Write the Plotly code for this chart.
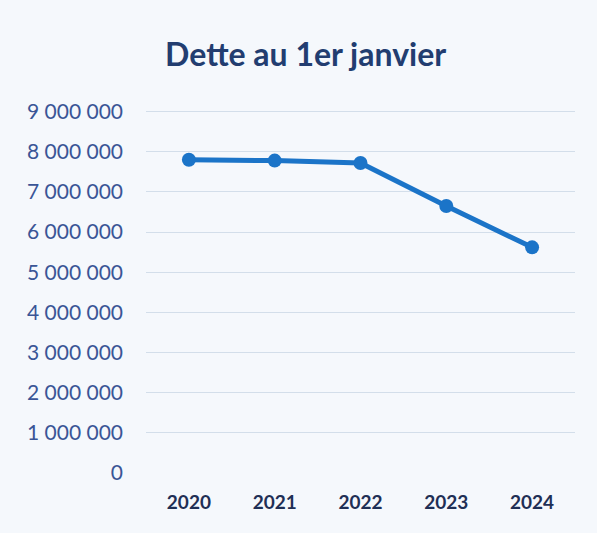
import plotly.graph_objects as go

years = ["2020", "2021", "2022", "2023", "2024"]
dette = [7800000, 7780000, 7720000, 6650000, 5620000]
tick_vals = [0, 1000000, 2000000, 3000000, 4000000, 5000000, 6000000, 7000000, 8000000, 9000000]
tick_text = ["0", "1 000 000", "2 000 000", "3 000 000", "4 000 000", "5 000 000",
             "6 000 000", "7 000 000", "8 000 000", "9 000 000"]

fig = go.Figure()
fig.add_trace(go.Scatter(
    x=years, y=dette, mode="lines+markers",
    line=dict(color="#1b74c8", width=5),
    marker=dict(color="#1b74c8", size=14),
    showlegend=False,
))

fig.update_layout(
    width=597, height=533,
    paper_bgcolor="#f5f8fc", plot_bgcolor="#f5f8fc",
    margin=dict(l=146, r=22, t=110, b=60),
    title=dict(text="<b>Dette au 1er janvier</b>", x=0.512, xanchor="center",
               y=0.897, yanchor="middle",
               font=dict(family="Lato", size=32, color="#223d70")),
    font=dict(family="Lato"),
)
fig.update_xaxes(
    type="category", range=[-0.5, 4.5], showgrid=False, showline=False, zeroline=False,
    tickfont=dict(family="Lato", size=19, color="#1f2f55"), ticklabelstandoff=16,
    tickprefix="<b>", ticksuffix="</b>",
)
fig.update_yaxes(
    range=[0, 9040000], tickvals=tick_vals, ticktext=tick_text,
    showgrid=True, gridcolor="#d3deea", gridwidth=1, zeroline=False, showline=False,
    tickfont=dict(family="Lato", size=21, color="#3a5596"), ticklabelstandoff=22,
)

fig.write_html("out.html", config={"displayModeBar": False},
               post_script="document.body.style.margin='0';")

▸ What is expected: Copy all the data exactly as written, but skip any picture.

▸ Result of this task:
Write the Plotly code for this chart.
import plotly.graph_objects as go

years = ["2020", "2021", "2022", "2023", "2024"]
dette = [7800000, 7780000, 7720000, 6650000, 5620000]
tick_vals = [0, 1000000, 2000000, 3000000, 4000000, 5000000, 6000000, 7000000, 8000000, 9000000]
tick_text = ["0", "1 000 000", "2 000 000", "3 000 000", "4 000 000", "5 000 000",
             "6 000 000", "7 000 000", "8 000 000", "9 000 000"]

fig = go.Figure()
fig.add_trace(go.Scatter(
    x=years, y=dette, mode="lines+markers",
    line=dict(color="#1b74c8", width=5),
    marker=dict(color="#1b74c8", size=14),
    showlegend=False,
))

fig.update_layout(
    width=597, height=533,
    paper_bgcolor="#f5f8fc", plot_bgcolor="#f5f8fc",
    margin=dict(l=146, r=22, t=110, b=60),
    title=dict(text="<b>Dette au 1er janvier</b>", x=0.512, xanchor="center",
               y=0.897, yanchor="middle",
               font=dict(family="Lato", size=32, color="#223d70")),
    font=dict(family="Lato"),
)
fig.update_xaxes(
    type="category", range=[-0.5, 4.5], showgrid=False, showline=False, zeroline=False,
    tickfont=dict(family="Lato", size=19, color="#1f2f55"), ticklabelstandoff=16,
    tickprefix="<b>", ticksuffix="</b>",
)
fig.update_yaxes(
    range=[0, 9040000], tickvals=tick_vals, ticktext=tick_text,
    showgrid=True, gridcolor="#d3deea", gridwidth=1, zeroline=False, showline=False,
    tickfont=dict(family="Lato", size=21, color="#3a5596"), ticklabelstandoff=22,
)

fig.write_html("out.html", config={"displayModeBar": False},
               post_script="document.body.style.margin='0';")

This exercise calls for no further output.